[GIVEN INSTRUCTION]:
Across the entries below, count the lines in which the word "this" occurs. Reply with the count alone.

[MATERIALS PROVIDED]:
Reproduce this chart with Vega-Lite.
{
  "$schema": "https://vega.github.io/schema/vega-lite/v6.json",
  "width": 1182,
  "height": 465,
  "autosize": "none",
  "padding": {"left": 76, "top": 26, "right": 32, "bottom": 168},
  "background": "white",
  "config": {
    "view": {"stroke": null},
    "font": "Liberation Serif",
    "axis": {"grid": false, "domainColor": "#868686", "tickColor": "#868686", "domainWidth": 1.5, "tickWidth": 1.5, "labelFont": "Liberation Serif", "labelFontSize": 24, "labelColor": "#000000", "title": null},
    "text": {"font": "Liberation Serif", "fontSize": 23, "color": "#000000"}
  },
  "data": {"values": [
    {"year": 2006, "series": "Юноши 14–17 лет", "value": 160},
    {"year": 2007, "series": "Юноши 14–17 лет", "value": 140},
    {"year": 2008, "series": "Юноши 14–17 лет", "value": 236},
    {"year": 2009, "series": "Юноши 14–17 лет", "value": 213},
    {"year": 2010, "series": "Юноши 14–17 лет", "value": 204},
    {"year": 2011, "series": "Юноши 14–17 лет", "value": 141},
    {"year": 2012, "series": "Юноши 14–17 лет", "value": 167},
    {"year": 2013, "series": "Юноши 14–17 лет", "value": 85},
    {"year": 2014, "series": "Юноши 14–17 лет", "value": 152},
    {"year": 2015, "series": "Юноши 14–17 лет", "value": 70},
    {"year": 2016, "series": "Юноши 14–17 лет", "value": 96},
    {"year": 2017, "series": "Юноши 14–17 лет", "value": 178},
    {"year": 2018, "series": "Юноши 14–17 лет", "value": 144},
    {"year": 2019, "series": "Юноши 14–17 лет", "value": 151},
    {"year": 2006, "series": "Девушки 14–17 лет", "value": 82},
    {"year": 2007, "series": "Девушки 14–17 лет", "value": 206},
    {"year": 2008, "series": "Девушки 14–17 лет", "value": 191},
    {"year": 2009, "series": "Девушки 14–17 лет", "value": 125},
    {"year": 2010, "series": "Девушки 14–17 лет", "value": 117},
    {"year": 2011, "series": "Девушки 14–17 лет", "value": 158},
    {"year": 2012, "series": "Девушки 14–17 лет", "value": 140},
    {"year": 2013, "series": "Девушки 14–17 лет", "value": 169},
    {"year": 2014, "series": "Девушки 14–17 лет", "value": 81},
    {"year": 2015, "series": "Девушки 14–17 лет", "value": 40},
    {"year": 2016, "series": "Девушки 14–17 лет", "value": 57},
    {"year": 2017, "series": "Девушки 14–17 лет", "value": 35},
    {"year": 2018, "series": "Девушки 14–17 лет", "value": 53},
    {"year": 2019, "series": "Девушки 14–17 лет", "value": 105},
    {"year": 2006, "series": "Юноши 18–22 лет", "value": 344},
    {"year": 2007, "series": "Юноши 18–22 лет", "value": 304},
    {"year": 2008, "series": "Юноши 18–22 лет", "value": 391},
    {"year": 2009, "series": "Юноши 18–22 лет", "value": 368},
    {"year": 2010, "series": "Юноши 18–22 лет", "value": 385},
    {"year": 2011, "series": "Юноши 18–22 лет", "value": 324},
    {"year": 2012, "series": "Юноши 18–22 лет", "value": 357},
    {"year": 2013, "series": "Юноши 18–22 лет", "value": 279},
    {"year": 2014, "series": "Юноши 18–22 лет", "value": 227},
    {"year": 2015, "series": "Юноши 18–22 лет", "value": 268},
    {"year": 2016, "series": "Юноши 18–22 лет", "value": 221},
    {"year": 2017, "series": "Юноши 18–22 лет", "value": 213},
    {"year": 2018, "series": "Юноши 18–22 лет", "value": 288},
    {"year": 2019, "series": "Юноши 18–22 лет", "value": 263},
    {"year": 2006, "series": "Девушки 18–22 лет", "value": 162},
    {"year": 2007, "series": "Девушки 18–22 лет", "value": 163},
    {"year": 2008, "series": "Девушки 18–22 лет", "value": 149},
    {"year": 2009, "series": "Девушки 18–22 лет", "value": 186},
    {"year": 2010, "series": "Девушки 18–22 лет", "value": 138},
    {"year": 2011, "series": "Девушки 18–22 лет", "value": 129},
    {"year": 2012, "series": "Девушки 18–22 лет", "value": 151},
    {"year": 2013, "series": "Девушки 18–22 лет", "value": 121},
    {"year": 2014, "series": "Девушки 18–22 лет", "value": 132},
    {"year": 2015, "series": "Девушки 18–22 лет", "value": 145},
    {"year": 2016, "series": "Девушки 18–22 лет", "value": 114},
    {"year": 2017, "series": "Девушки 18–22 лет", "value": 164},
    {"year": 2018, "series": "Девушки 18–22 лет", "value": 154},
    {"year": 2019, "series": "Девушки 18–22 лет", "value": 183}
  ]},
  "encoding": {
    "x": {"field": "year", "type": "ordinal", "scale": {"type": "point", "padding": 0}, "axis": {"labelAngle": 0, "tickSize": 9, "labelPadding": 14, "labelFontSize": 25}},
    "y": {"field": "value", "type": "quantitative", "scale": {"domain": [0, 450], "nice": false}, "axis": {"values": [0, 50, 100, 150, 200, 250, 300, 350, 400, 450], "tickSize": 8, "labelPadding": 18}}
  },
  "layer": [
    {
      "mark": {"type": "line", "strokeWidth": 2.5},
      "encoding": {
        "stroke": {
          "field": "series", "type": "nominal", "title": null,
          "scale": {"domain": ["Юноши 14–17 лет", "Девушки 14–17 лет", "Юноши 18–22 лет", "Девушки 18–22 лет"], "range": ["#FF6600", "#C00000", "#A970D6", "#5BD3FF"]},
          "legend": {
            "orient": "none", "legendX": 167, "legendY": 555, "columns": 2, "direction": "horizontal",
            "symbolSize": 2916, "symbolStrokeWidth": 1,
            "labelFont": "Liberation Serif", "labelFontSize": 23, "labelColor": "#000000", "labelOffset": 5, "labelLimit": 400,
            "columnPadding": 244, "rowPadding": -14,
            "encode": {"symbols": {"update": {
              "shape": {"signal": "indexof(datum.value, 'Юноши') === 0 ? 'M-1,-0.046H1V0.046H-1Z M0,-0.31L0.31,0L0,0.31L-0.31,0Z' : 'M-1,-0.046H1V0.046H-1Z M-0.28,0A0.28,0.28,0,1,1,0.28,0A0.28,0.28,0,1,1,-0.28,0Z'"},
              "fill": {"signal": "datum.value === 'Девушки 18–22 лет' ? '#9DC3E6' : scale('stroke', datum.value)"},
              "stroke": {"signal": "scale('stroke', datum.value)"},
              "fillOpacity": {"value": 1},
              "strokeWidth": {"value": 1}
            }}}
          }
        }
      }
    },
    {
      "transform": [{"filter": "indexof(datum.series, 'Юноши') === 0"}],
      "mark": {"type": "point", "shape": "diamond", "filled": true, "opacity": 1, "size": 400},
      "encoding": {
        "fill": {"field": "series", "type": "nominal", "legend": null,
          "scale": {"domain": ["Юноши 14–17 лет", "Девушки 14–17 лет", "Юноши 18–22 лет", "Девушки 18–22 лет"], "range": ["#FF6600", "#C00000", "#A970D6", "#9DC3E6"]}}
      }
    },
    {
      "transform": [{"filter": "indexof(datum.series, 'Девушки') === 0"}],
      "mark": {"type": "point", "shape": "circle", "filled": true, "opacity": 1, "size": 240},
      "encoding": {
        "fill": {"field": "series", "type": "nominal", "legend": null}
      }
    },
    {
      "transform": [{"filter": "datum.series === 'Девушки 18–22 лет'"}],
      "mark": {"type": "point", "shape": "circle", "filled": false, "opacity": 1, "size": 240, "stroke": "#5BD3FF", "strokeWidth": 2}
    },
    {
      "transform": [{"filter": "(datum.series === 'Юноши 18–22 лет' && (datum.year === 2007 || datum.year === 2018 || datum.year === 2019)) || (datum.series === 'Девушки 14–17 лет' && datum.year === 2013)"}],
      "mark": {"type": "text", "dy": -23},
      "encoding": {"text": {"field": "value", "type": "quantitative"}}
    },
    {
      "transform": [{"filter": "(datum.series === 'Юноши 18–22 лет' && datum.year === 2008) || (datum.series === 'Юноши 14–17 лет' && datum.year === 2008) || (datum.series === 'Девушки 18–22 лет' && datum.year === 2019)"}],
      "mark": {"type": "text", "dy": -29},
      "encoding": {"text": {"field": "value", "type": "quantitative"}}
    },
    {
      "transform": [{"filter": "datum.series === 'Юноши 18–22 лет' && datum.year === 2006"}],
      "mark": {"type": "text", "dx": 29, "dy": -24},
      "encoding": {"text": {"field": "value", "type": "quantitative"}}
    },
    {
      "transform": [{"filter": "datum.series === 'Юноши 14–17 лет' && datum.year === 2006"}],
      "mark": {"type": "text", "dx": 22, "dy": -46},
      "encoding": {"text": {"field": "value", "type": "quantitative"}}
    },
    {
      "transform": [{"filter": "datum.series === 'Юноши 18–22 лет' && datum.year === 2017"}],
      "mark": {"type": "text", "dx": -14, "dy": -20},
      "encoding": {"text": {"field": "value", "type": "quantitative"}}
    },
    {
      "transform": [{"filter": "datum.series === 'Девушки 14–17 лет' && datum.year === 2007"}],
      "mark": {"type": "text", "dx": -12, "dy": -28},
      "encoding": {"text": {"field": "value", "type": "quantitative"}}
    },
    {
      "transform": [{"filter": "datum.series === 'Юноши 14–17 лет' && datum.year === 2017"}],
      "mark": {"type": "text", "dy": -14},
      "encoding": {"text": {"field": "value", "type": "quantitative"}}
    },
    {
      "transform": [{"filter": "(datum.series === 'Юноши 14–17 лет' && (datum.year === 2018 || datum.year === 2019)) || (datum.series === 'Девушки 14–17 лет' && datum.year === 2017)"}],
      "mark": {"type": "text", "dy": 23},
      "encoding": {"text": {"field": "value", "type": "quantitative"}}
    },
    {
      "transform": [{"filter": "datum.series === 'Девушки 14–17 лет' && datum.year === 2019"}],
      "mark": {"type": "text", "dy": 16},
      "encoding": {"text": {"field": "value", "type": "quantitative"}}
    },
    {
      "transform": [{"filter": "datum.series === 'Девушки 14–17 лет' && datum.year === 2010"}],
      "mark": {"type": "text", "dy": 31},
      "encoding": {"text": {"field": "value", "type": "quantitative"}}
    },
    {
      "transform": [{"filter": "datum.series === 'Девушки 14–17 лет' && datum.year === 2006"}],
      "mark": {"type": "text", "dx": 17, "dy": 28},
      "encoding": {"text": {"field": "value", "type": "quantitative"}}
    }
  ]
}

==

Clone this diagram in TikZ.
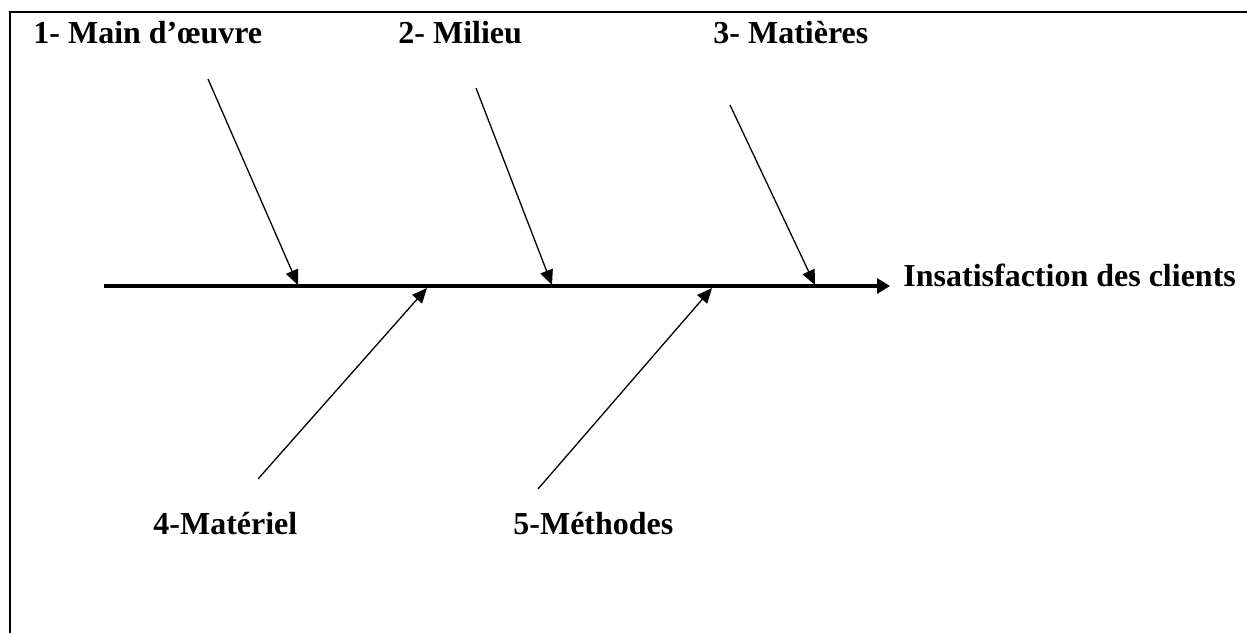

[COMPLETED TASK]:
2